I suppose it's not the worst problem to have. Makes me realize how spoiled I got after multiple-core computers became the norm.




`cargo build -j11` will limit parallelism to eleven cores. Cargo and rustc use the Make jobserver protocol [0][1][2] to coordinate their use of threads and processes, even when multiple rustc processes are running (as long as they are part of the same `cargo` or `make` invocation):

[0]: https://www.gnu.org/software/make/manual/html_node/Job-Slots...

[2]: https://github.com/rust-lang/cargo/issues/1744

[2]: https://github.com/rust-lang/rust/pull/42682

`nice cargo build` will run all threads at low priority, but this is generally a good idea if you want to prioritize interactive processes while running a build in the background.
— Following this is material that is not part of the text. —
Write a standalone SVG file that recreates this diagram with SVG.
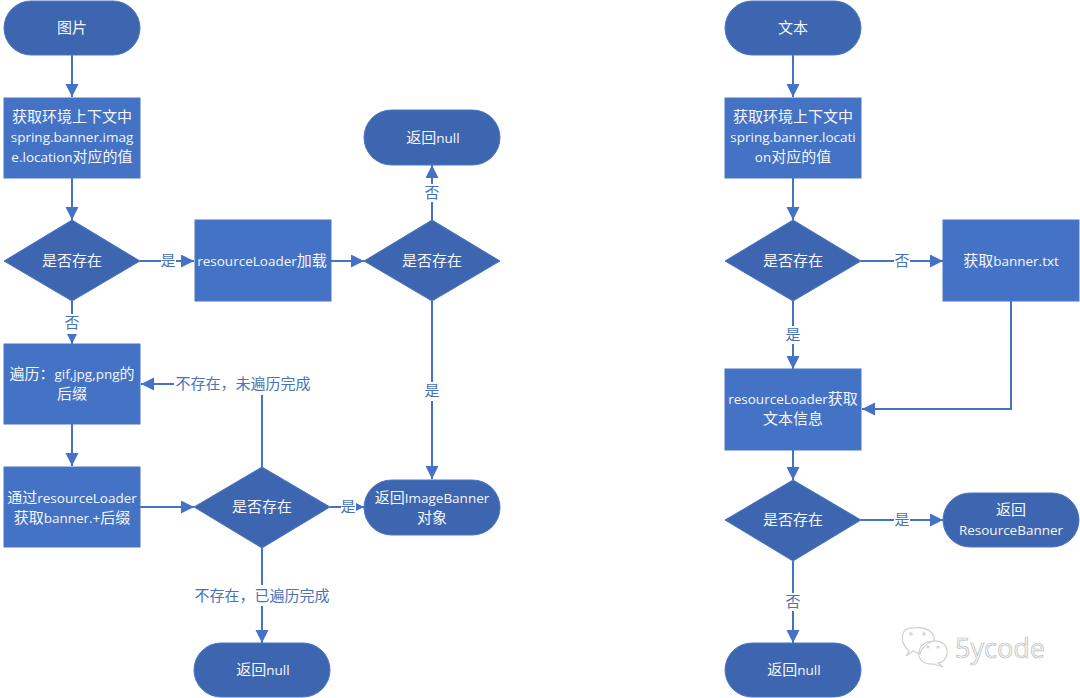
<svg xmlns="http://www.w3.org/2000/svg" width="1080" height="698" viewBox="0 0 1080 698">
<style>
text{font-family:"Open Sans","Noto Sans CJK SC",sans-serif;font-size:15px;text-anchor:middle}
.m{font-size:13.5px}
.r{fill:#4472c4;stroke:#4a76c4;stroke-width:1}
.d{fill:#3e66b0;stroke:#4a76c4;stroke-width:1}
.n text{fill:#f4f6fb}
.c{fill:none;stroke:#4472c4;stroke-width:2;marker-end:url(#a)}
.l{fill:#4a72b8}
.b{fill:#fff}
.w{fill:none;stroke:#d0d0d0;stroke-width:1.2}
</style>
<defs><marker id="a" markerUnits="userSpaceOnUse" markerWidth="14" markerHeight="14" refX="13" refY="6.5" orient="auto"><path d="M0 0L13 6.5L0 13Z" fill="#4472c4"/></marker></defs>
<rect width="1080" height="698" fill="#fff"/>
<g id="connectors">
<path class="c" d="M72 55V97"/>
<path class="c" d="M72 178V220"/>
<path class="c" d="M72 301V344"/>
<path class="c" d="M140 261H194"/>
<path class="c" d="M331 261H364"/>
<path class="c" d="M432 220V165"/>
<path class="c" d="M432 301V479"/>
<path class="c" d="M72 424V466"/>
<path class="c" d="M140 507H194"/>
<path class="c" d="M330 507H364"/>
<path class="c" d="M262 467V384H141"/>
<path class="c" d="M262 548V643"/>
<path class="c" d="M793 55V97"/>
<path class="c" d="M793 178V220"/>
<path class="c" d="M861 261H943"/>
<path class="c" d="M793 301V369"/>
<path class="c" d="M1011 301V409H862"/>
<path class="c" d="M793 450V480"/>
<path class="c" d="M861 520H943"/>
<path class="c" d="M793 561V643"/>
</g>
<g id="connector-labels">
<rect class="b" x="161" y="252" width="15" height="18"/><text class="l" x="168" y="266">是</text>
<rect class="b" x="64" y="314" width="16" height="20"/><text class="l" x="72" y="328">否</text>
<rect class="b" x="424" y="184" width="16" height="18"/><text class="l" x="432" y="198">否</text>
<rect class="b" x="424" y="382" width="16" height="19"/><text class="l" x="432" y="396">是</text>
<rect class="b" x="174" y="374" width="138" height="21"/><text class="l" x="243" y="389">不存在，未遍历完成</text>
<rect class="b" x="341" y="498" width="15" height="18"/><text class="l" x="348" y="512">是</text>
<rect class="b" x="193" y="585" width="138" height="21"/><text class="l" x="262" y="601">不存在，已遍历完成</text>
<rect class="b" x="894" y="252" width="16" height="18"/><text class="l" x="902" y="266">否</text>
<rect class="b" x="785" y="326" width="16" height="18"/><text class="l" x="793" y="340">是</text>
<rect class="b" x="894" y="511" width="16" height="18"/><text class="l" x="902" y="525">是</text>
<rect class="b" x="785" y="593" width="16" height="18"/><text class="l" x="793" y="607">否</text>
</g>
<g id="start-image" class="n"><rect class="d" x="4" y="1" width="136" height="54" rx="27"/><text x="72" y="33">图片</text></g>
<g id="get-image-location" class="n"><rect class="r" x="4" y="98" width="136" height="80"/><text x="72" y="122">获取环境上下文中</text><text class="m" x="72" y="142">spring.banner.imag</text><text x="72" y="162"><tspan class="m">e.location</tspan>对应的值</text></g>
<g id="image-exists" class="n"><path class="d" d="M72 220L140 261L72 301L4 261Z"/><text x="72" y="266">是否存在</text></g>
<g id="loader-load" class="n"><rect class="r" x="195" y="220" width="136" height="81"/><text x="262" y="266"><tspan class="m">resourceLoader</tspan>加载</text></g>
<g id="loaded-exists" class="n"><path class="d" d="M432 220L500 261L432 301L364 261Z"/><text x="432" y="266">是否存在</text></g>
<g id="return-null-1" class="n"><rect class="d" x="364" y="110" width="136" height="55" rx="27.5"/><text x="433" y="143">返回<tspan class="m">null</tspan></text></g>
<g id="iterate-suffix" class="n"><rect class="r" x="4" y="344" width="136" height="80"/><text x="72" y="379">遍历：<tspan class="m">gif,jpg,png</tspan>的</text><text x="72" y="399">后缀</text></g>
<g id="get-banner" class="n"><rect class="r" x="4" y="467" width="136" height="80"/><text x="72" y="503">通过<tspan class="m">resourceLoader</tspan></text><text x="72" y="523">获取<tspan class="m">banner.+</tspan>后缀</text></g>
<g id="suffix-exists" class="n"><path class="d" d="M262 467L330 507L262 548L194 507Z"/><text x="262" y="512">是否存在</text></g>
<g id="return-image-banner" class="n"><rect class="d" x="364" y="480" width="136" height="55" rx="27.5"/><text x="432" y="503">返回<tspan class="m">ImageBanner</tspan></text><text x="432" y="523">对象</text></g>
<g id="return-null-2" class="n"><rect class="d" x="194" y="643" width="136" height="54" rx="27"/><text x="263" y="675">返回<tspan class="m">null</tspan></text></g>
<g id="start-text" class="n"><rect class="d" x="725" y="1" width="136" height="54" rx="27"/><text x="793" y="33">文本</text></g>
<g id="get-text-location" class="n"><rect class="r" x="725" y="98" width="136" height="80"/><text x="793" y="122">获取环境上下文中</text><text class="m" x="793" y="142">spring.banner.locati</text><text x="793" y="162"><tspan class="m">on</tspan>对应的值</text></g>
<g id="text-exists" class="n"><path class="d" d="M793 220L861 261L793 301L725 261Z"/><text x="793" y="266">是否存在</text></g>
<g id="get-banner-txt" class="n"><rect class="r" x="943" y="220" width="136" height="81"/><text x="1011" y="266">获取<tspan class="m">banner.txt</tspan></text></g>
<g id="loader-text" class="n"><rect class="r" x="725" y="369" width="136" height="81"/><text x="793" y="404"><tspan class="m">resourceLoader</tspan>获取</text><text x="793" y="424">文本信息</text></g>
<g id="text-loaded-exists" class="n"><path class="d" d="M793 480L861 520L793 561L725 520Z"/><text x="793" y="525">是否存在</text></g>
<g id="return-resource-banner" class="n"><rect class="d" x="943" y="493" width="136" height="54" rx="27"/><text x="1011" y="515">返回</text><text class="m" x="1011" y="535">ResourceBanner</text></g>
<g id="return-null-3" class="n"><rect class="d" x="725" y="643" width="136" height="54" rx="27"/><text x="794" y="675">返回<tspan class="m">null</tspan></text></g>
<g id="watermark">
<path class="w" d="M909 651C899 642 900 627 914 628C926 626 936 633 934 641C928 642 921 648 920 654L913 651L906 656Z"/>
<path class="w" d="M933 641C942 640 948 646 947 653C947 659 942 663 938 663L943 667L934 664C924 665 918 660 919 652C920 645 926 641 933 641Z"/>
<circle class="w" cx="911" cy="634" r="1.2"/><circle class="w" cx="924" cy="634" r="1.2"/><circle class="w" cx="928" cy="647" r="1"/><circle class="w" cx="938" cy="647" r="1"/>
<text x="1000" y="658" style="font-size:27px;fill:#f6f6f6;stroke:#bcbcbc;stroke-width:.7px">5ycode</text>
</g>
</svg>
To add, in rust 1.63, cargo added support for negative numbers, so you can say `cargo build --jobs -2` to leave two cores available.

See https://github.com/rust-lang/cargo/blob/master/CHANGELOG.md#...


Small quality of life changes like this really make the cargo and rust community shine, I feel. I'm not a heavy rust user but following all the little improvements in warnings, hints, they build up to a great experience. I wish we had the mindshare and peoplepower to do that in my language and tooling of choice (I'm specifically talking about effort and muscle, because motivation is clearly already there).


Are they real cores or hyperthreads/SMT? I've found that hyperthreading doesn't really live up to the hype; if interactive software gets scheduled on the same physical core as a busy hyperthread, latency suffers. Meanwhile, Linux seems to do pretty well these days handling interactive workloads while a 32 core compilation goes on in the background.

SMT is a throughput thing, and I honestly turn it off on my workstation for that reason. It's great for cloud providers that want to charge you for a "vCPU" that can't use all of that core's features. Not amazing for a workstation where you want to chill out on YouTube while something CPU intensive happens in the background. (For a bazel C++ build, having SMT on, on a Threadripper 3970X, does increase performance by 15%. But at the cost of using ~100GB of RAM at peak! I have 128GB, so no big deal, but SMT can be pretty expensive. It's probably not worth it for most workloads. 32 cores builds my Go projects quickly enough, and if I have to build C++ code, well, I wait. ;)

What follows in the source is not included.